Tangos, the Exile of Gardel () is an Argentine-French film released on 20 March 1986, directed by Fernando Solanas, starring Marie Laforêt, Miguel Ángel Solá and Philippe Leotard. The film was selected as the Argentine entry for the Best Foreign Language Film at the 59th Academy Awards, but was not accepted as a nominee.

It tells the story of a group of people who left Argentina because of the military dictatorship of 1976-1983 and emigrated to Paris. The group decides to stage a tango ballet in honour of singer and composer Carlos Gardel.

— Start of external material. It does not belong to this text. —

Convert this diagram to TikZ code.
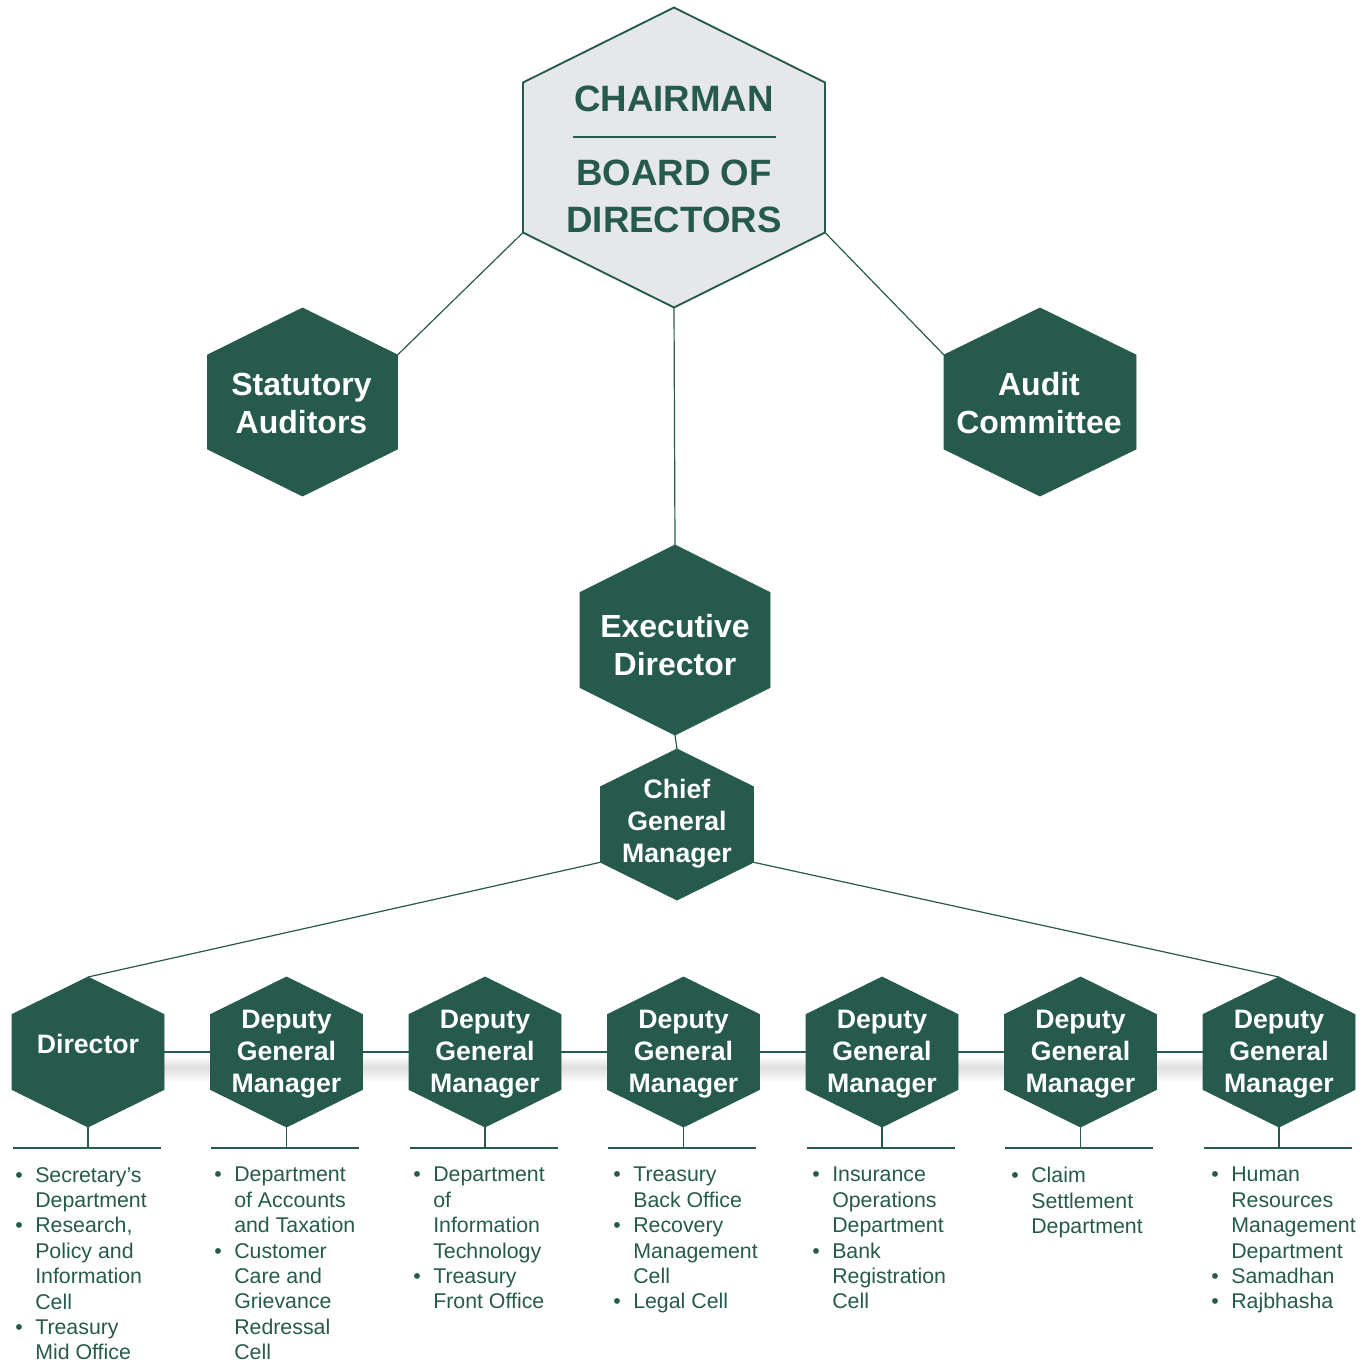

In a survey of the 100 greatest films of Argentine cinema carried out by the Museo del Cine Pablo Ducrós Hicken in 2000, the film reached the 15th position. In a new version of the survey organized in 2022 by the specialized magazines La vida útil, Taipei and La tierra quema, presented at the Mar del Plata International Film Festival, the film reached the 47th position.

Cast 
 Marie Laforêt (Mariana)
 Miguel Ángel Solá (Juan Dos)
 Philippe Leotard (Pierre)
 Marina Vlady (Florence)
 Georges Wilson (Jean Marie)
 Lautaro Murúa (Gerardo)
 Ana María Picchio (Ana)
 Gabriela Toscano
 Michel Etcheverry (San Martín)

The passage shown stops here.